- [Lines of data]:
++++++++++

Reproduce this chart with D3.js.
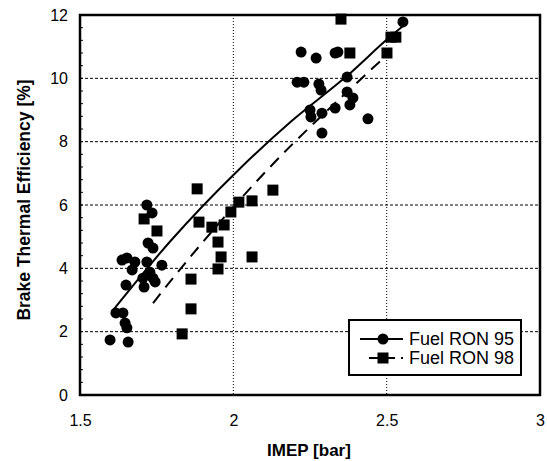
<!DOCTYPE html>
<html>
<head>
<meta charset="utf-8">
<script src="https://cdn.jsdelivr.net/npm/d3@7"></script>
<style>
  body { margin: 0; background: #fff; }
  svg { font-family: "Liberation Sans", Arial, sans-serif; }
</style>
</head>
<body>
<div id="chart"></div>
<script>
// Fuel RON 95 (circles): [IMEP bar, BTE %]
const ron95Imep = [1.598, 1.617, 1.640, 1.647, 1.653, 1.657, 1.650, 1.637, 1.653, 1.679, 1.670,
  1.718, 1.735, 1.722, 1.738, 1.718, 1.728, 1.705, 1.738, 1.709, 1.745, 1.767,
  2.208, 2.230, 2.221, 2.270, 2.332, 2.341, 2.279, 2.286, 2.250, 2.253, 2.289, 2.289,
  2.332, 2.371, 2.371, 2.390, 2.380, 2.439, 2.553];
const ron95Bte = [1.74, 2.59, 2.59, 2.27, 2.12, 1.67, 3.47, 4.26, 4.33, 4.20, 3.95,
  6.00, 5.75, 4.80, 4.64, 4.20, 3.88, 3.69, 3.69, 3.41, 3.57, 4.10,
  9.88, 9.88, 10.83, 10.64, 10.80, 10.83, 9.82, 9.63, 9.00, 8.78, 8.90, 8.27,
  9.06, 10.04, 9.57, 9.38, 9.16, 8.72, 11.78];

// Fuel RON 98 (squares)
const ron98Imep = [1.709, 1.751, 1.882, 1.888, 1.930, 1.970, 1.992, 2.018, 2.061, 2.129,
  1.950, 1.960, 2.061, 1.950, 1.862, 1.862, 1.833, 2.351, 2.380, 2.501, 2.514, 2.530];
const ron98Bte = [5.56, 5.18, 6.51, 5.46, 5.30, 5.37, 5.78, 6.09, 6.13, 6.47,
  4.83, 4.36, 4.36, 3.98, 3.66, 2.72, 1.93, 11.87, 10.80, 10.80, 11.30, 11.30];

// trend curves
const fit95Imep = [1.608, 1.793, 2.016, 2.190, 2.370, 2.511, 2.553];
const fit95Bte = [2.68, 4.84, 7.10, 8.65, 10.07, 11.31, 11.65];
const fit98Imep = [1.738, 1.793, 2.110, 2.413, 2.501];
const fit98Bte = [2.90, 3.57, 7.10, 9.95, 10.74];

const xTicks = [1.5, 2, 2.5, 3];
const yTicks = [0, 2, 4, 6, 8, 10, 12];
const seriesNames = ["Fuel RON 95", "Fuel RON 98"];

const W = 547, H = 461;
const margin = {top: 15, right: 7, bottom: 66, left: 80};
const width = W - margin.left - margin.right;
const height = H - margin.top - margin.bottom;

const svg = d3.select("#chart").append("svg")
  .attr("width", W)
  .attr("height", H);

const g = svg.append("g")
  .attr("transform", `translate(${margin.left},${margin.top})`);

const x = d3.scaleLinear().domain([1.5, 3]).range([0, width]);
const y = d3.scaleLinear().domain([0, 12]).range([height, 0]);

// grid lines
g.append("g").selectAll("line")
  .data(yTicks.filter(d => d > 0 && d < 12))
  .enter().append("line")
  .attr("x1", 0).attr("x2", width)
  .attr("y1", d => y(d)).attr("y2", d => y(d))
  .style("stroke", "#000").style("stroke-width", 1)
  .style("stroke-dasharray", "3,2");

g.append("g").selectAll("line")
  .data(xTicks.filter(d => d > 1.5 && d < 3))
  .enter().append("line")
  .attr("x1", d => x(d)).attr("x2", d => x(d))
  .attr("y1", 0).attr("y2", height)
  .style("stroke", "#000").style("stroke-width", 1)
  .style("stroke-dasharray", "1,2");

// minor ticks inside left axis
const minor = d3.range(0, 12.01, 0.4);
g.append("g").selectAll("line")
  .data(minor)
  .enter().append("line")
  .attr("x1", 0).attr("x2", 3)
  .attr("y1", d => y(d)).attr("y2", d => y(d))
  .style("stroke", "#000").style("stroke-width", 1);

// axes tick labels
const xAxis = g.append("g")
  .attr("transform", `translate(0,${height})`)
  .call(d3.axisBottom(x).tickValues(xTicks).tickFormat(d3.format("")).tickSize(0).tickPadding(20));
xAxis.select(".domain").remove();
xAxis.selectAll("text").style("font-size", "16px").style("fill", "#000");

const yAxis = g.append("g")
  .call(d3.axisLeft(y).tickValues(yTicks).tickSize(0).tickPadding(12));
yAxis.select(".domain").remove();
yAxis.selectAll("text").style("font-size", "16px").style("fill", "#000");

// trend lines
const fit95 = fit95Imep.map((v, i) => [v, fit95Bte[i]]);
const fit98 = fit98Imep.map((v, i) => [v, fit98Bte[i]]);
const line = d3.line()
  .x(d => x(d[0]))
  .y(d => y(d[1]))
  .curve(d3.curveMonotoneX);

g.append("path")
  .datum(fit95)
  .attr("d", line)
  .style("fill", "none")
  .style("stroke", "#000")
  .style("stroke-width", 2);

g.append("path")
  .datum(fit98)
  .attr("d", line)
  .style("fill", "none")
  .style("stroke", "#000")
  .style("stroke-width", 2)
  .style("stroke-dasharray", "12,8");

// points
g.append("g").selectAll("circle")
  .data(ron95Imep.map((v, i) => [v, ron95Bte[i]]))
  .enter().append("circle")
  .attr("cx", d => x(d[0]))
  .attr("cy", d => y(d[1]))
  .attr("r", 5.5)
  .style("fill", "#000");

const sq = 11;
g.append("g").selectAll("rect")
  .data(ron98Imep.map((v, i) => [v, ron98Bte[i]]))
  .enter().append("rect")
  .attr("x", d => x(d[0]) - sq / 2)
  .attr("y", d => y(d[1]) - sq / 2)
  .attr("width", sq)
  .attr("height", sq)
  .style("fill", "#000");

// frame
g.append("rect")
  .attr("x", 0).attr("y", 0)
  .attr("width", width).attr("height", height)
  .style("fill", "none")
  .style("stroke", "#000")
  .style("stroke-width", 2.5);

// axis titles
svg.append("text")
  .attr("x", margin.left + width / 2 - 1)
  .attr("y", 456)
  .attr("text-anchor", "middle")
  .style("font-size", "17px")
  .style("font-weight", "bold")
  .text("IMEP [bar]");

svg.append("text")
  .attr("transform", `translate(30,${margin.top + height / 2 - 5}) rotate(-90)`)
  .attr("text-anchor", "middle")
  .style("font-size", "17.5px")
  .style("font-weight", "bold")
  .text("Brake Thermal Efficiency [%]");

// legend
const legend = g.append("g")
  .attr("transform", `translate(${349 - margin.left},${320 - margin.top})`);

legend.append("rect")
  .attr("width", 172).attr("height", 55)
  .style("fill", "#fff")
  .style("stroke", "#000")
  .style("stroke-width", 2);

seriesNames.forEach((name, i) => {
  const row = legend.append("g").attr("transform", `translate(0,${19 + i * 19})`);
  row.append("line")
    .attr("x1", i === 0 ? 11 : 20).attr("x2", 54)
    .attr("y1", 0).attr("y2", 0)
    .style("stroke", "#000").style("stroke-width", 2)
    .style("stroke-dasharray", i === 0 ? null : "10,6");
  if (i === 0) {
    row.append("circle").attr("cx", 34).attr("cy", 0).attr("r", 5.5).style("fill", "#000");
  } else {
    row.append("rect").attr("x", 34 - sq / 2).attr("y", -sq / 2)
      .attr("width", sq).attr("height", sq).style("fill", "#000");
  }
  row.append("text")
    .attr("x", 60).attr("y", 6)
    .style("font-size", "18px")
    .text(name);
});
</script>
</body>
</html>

++++++++++

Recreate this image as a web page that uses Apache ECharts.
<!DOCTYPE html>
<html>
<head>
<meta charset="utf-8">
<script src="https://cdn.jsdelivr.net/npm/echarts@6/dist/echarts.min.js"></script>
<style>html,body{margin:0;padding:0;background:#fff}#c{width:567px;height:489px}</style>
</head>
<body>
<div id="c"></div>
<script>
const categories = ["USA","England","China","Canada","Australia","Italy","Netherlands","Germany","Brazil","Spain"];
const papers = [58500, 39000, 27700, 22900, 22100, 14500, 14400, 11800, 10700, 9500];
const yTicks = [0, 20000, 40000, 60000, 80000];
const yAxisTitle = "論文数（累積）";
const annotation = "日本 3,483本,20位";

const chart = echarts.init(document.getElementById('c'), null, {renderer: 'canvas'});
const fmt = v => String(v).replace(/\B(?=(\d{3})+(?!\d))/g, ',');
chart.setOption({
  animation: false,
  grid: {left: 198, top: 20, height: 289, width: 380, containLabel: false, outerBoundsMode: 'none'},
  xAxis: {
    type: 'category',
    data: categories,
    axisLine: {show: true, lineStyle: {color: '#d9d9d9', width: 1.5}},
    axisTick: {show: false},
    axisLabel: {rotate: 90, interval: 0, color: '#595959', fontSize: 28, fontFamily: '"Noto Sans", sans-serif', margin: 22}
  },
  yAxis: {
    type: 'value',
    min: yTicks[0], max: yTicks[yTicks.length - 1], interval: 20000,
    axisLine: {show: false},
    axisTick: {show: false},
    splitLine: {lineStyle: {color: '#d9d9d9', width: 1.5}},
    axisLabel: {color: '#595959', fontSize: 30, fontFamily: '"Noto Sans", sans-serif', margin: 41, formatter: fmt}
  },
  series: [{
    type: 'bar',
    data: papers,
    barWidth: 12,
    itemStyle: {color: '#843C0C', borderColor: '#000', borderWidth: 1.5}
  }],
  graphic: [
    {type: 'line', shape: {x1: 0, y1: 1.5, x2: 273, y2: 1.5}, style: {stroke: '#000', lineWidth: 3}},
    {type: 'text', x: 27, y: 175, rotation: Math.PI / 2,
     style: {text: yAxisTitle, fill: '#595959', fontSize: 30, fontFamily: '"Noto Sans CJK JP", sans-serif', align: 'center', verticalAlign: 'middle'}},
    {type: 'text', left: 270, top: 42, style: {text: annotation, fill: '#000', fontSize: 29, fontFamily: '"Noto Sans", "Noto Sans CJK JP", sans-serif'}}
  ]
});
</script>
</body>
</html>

++++++++++

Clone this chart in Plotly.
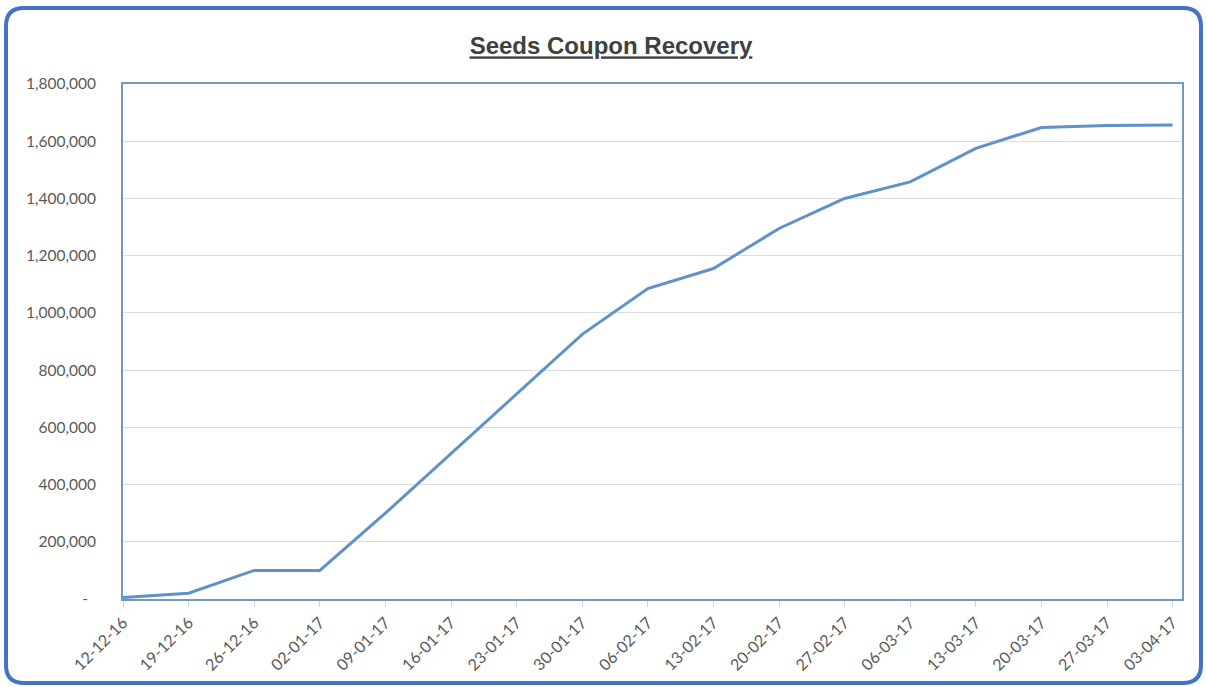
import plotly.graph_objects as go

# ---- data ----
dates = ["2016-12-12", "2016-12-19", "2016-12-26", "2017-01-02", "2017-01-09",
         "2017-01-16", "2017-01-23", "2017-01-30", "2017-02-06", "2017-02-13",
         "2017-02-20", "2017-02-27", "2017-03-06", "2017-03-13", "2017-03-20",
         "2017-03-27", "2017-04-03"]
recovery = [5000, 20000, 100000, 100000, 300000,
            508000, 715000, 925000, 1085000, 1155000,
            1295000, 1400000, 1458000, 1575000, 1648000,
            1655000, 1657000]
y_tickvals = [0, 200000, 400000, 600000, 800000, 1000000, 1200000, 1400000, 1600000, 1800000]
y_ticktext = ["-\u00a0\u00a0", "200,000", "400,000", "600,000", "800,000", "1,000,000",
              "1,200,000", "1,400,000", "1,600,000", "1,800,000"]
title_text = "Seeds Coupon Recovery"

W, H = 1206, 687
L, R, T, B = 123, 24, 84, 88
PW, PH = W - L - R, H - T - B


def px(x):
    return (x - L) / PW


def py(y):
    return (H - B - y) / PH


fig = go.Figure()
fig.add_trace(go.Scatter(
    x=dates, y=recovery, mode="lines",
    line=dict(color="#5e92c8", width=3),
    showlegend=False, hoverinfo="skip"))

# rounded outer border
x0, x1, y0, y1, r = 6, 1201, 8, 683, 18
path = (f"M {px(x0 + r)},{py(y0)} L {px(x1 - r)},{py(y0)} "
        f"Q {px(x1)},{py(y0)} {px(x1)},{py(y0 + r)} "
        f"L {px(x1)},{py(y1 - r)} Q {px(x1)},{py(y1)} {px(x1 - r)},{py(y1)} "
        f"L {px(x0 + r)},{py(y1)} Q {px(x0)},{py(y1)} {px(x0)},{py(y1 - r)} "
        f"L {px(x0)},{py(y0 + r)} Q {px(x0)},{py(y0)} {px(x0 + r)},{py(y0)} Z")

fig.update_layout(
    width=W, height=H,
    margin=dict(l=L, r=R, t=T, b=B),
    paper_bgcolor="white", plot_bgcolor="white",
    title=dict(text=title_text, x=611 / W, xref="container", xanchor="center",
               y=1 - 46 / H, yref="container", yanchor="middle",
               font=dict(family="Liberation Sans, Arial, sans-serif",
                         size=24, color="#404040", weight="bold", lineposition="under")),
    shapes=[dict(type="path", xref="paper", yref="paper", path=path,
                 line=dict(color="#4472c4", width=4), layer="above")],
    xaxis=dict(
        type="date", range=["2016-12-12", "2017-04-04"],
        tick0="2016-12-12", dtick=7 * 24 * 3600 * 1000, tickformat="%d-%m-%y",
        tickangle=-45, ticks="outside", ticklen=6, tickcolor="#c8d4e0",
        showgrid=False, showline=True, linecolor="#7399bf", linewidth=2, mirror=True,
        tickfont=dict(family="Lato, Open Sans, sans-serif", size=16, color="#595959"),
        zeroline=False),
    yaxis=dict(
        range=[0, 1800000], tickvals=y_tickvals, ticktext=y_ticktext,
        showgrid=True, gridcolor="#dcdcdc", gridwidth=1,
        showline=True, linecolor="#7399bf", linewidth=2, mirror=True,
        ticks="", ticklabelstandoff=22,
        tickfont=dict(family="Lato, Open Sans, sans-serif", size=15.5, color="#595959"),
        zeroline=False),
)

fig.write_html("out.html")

++++++++++

- [Job]: Your job is to reproduce the lines from the one with "Clone this chart in Plotly." through the one with "import plotly.graph_objects as go", both kept, exactly as they are. Leave out the pictures.

- [Full output]:
Clone this chart in Plotly.
import plotly.graph_objects as go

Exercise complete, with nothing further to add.